**SET TASK**
Restate the listing that follows word for word, without its pictures.

**SOURCE MATERIAL**

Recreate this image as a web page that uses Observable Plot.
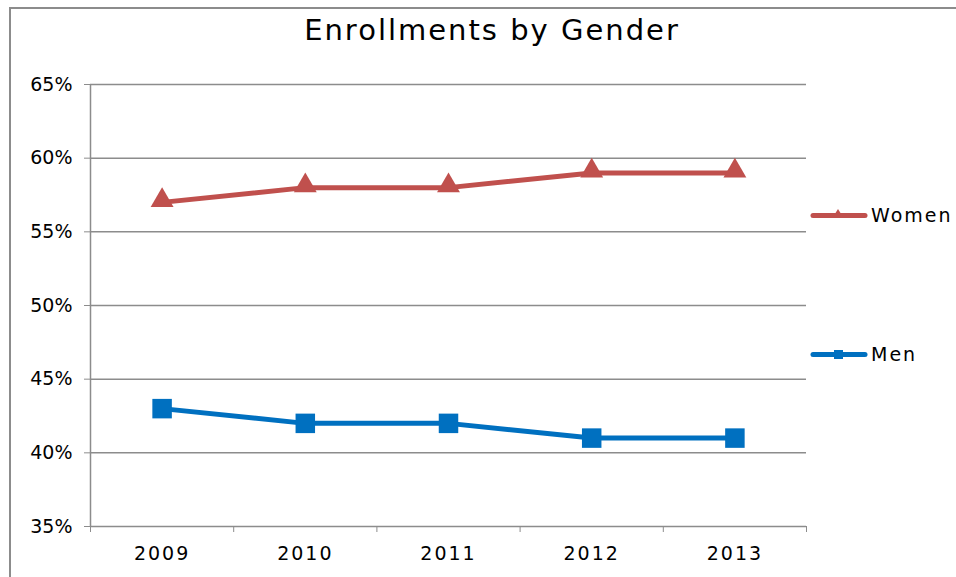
<!DOCTYPE html>
<html><head><meta charset="utf-8">
<script src="https://cdn.jsdelivr.net/npm/d3@7"></script>
<script src="https://cdn.jsdelivr.net/npm/@observablehq/plot@0.6"></script>
<style>
body{margin:0;background:#fff;font-family:"DejaVu Sans",sans-serif;font-weight:400;}
#wrap{position:relative;width:956px;height:577px;overflow:hidden;}
#frame{position:absolute;left:9px;top:7px;width:1000px;height:700px;border:2px solid #8c8c8c;box-sizing:border-box;}
#title{position:absolute;left:0;width:984px;top:13px;text-align:center;font-size:29px;letter-spacing:2px;color:#000;}
.leg{position:absolute;left:810px;font-size:19px;letter-spacing:2px;color:#000;display:flex;align-items:center;}
.leg span{margin-left:3px;}
#chart{position:absolute;left:0;top:0;}
#chart svg g[aria-label="x-axis tick label"]{letter-spacing:2px;}
</style></head>
<body><div id="wrap"><div id="frame"></div><div id="chart"></div><div id="title">Enrollments by Gender</div>
<div class="leg" id="lw" style="top:202px"></div><div class="leg" id="lm" style="top:341px"></div></div>
<script>
const years = [2009, 2010, 2011, 2012, 2013];
const women = [57, 58, 58, 59, 59];
const men = [43, 42, 42, 41, 41];
const yTicks = [35, 40, 45, 50, 55, 60, 65];
const seriesNames = ["Women", "Men"];
const colors = {Women: "#C0504D", Men: "#0070C0"};

const data = [];
years.forEach((y, i) => {
  data.push({year: y, series: "Women", value: women[i]});
  data.push({year: y, series: "Men", value: men[i]});
});
const bounds = years.map(d => d - 0.5).concat([years[years.length - 1] + 0.5]);
const grid = "#8c8c8c";

const plot = Plot.plot({
  width: 956, height: 577,
  marginLeft: 90, marginRight: 150, marginTop: 84, marginBottom: 51,
  style: {fontFamily: "'DejaVu Sans', sans-serif", fontSize: "19px", color: "#000", background: "transparent", overflow: "visible"},
  x: {domain: [bounds[0], bounds[bounds.length - 1]]},
  y: {domain: [35, 65]},
  marks: [
    Plot.gridY(yTicks, {stroke: grid, strokeOpacity: 1, strokeWidth: 1.5}),
    Plot.axisY(yTicks, {tickSize: 6, tickPadding: 12, stroke: grid, tickFormat: d => d + "%", fontSize: 19, label: null}),
    Plot.ruleX([bounds[0]], {stroke: grid, strokeWidth: 1.5}),
    Plot.axisX(bounds, {tickSize: 6, stroke: grid, tickFormat: () => "", label: null}),
    Plot.axisX(years, {tickSize: 0, tickPadding: 20, tickFormat: d => String(d), fontSize: 19, label: null}),
    Plot.line(data, {x: "year", y: "value", z: "series", stroke: d => colors[d.series], strokeWidth: 5}),
    Plot.dot(data.filter(d => d.series === "Women"), {x: "year", y: "value", symbol: "triangle", r: 8.5, fill: colors.Women, dy: -2}),
    Plot.dot(data.filter(d => d.series === "Men"), {x: "year", y: "value", symbol: "square", r: 11, fill: colors.Men})
  ]
});
document.getElementById("chart").appendChild(plot);

function legend(id, name, shape) {
  const c = colors[name];
  const mark = shape === "tri"
    ? `<polygon points="28,7 23,15 33,15" fill="${c}"/>`
    : `<rect x="24" y="9" width="9" height="9" fill="${c}"/>`;
  document.getElementById(id).innerHTML =
    `<svg width="58" height="26"><line x1="3" y1="13.5" x2="55" y2="13.5" stroke="${c}" stroke-width="5" stroke-linecap="round"/>${mark}</svg><span>${name}</span>`;
}
legend("lw", seriesNames[0], "tri");
legend("lm", seriesNames[1], "sq");
</script></body></html>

**OUTPUT**
Recreate this image as a web page that uses Observable Plot.
<!DOCTYPE html>
<html><head><meta charset="utf-8">
<script src="https://cdn.jsdelivr.net/npm/d3@7"></script>
<script src="https://cdn.jsdelivr.net/npm/@observablehq/plot@0.6"></script>
<style>
body{margin:0;background:#fff;font-family:"DejaVu Sans",sans-serif;font-weight:400;}
#wrap{position:relative;width:956px;height:577px;overflow:hidden;}
#frame{position:absolute;left:9px;top:7px;width:1000px;height:700px;border:2px solid #8c8c8c;box-sizing:border-box;}
#title{position:absolute;left:0;width:984px;top:13px;text-align:center;font-size:29px;letter-spacing:2px;color:#000;}
.leg{position:absolute;left:810px;font-size:19px;letter-spacing:2px;color:#000;display:flex;align-items:center;}
.leg span{margin-left:3px;}
#chart{position:absolute;left:0;top:0;}
#chart svg g[aria-label="x-axis tick label"]{letter-spacing:2px;}
</style></head>
<body><div id="wrap"><div id="frame"></div><div id="chart"></div><div id="title">Enrollments by Gender</div>
<div class="leg" id="lw" style="top:202px"></div><div class="leg" id="lm" style="top:341px"></div></div>
<script>
const years = [2009, 2010, 2011, 2012, 2013];
const women = [57, 58, 58, 59, 59];
const men = [43, 42, 42, 41, 41];
const yTicks = [35, 40, 45, 50, 55, 60, 65];
const seriesNames = ["Women", "Men"];
const colors = {Women: "#C0504D", Men: "#0070C0"};

const data = [];
years.forEach((y, i) => {
  data.push({year: y, series: "Women", value: women[i]});
  data.push({year: y, series: "Men", value: men[i]});
});
const bounds = years.map(d => d - 0.5).concat([years[years.length - 1] + 0.5]);
const grid = "#8c8c8c";

const plot = Plot.plot({
  width: 956, height: 577,
  marginLeft: 90, marginRight: 150, marginTop: 84, marginBottom: 51,
  style: {fontFamily: "'DejaVu Sans', sans-serif", fontSize: "19px", color: "#000", background: "transparent", overflow: "visible"},
  x: {domain: [bounds[0], bounds[bounds.length - 1]]},
  y: {domain: [35, 65]},
  marks: [
    Plot.gridY(yTicks, {stroke: grid, strokeOpacity: 1, strokeWidth: 1.5}),
    Plot.axisY(yTicks, {tickSize: 6, tickPadding: 12, stroke: grid, tickFormat: d => d + "%", fontSize: 19, label: null}),
    Plot.ruleX([bounds[0]], {stroke: grid, strokeWidth: 1.5}),
    Plot.axisX(bounds, {tickSize: 6, stroke: grid, tickFormat: () => "", label: null}),
    Plot.axisX(years, {tickSize: 0, tickPadding: 20, tickFormat: d => String(d), fontSize: 19, label: null}),
    Plot.line(data, {x: "year", y: "value", z: "series", stroke: d => colors[d.series], strokeWidth: 5}),
    Plot.dot(data.filter(d => d.series === "Women"), {x: "year", y: "value", symbol: "triangle", r: 8.5, fill: colors.Women, dy: -2}),
    Plot.dot(data.filter(d => d.series === "Men"), {x: "year", y: "value", symbol: "square", r: 11, fill: colors.Men})
  ]
});
document.getElementById("chart").appendChild(plot);

function legend(id, name, shape) {
  const c = colors[name];
  const mark = shape === "tri"
    ? `<polygon points="28,7 23,15 33,15" fill="${c}"/>`
    : `<rect x="24" y="9" width="9" height="9" fill="${c}"/>`;
  document.getElementById(id).innerHTML =
    `<svg width="58" height="26"><line x1="3" y1="13.5" x2="55" y2="13.5" stroke="${c}" stroke-width="5" stroke-linecap="round"/>${mark}</svg><span>${name}</span>`;
}
legend("lw", seriesNames[0], "tri");
legend("lm", seriesNames[1], "sq");
</script></body></html>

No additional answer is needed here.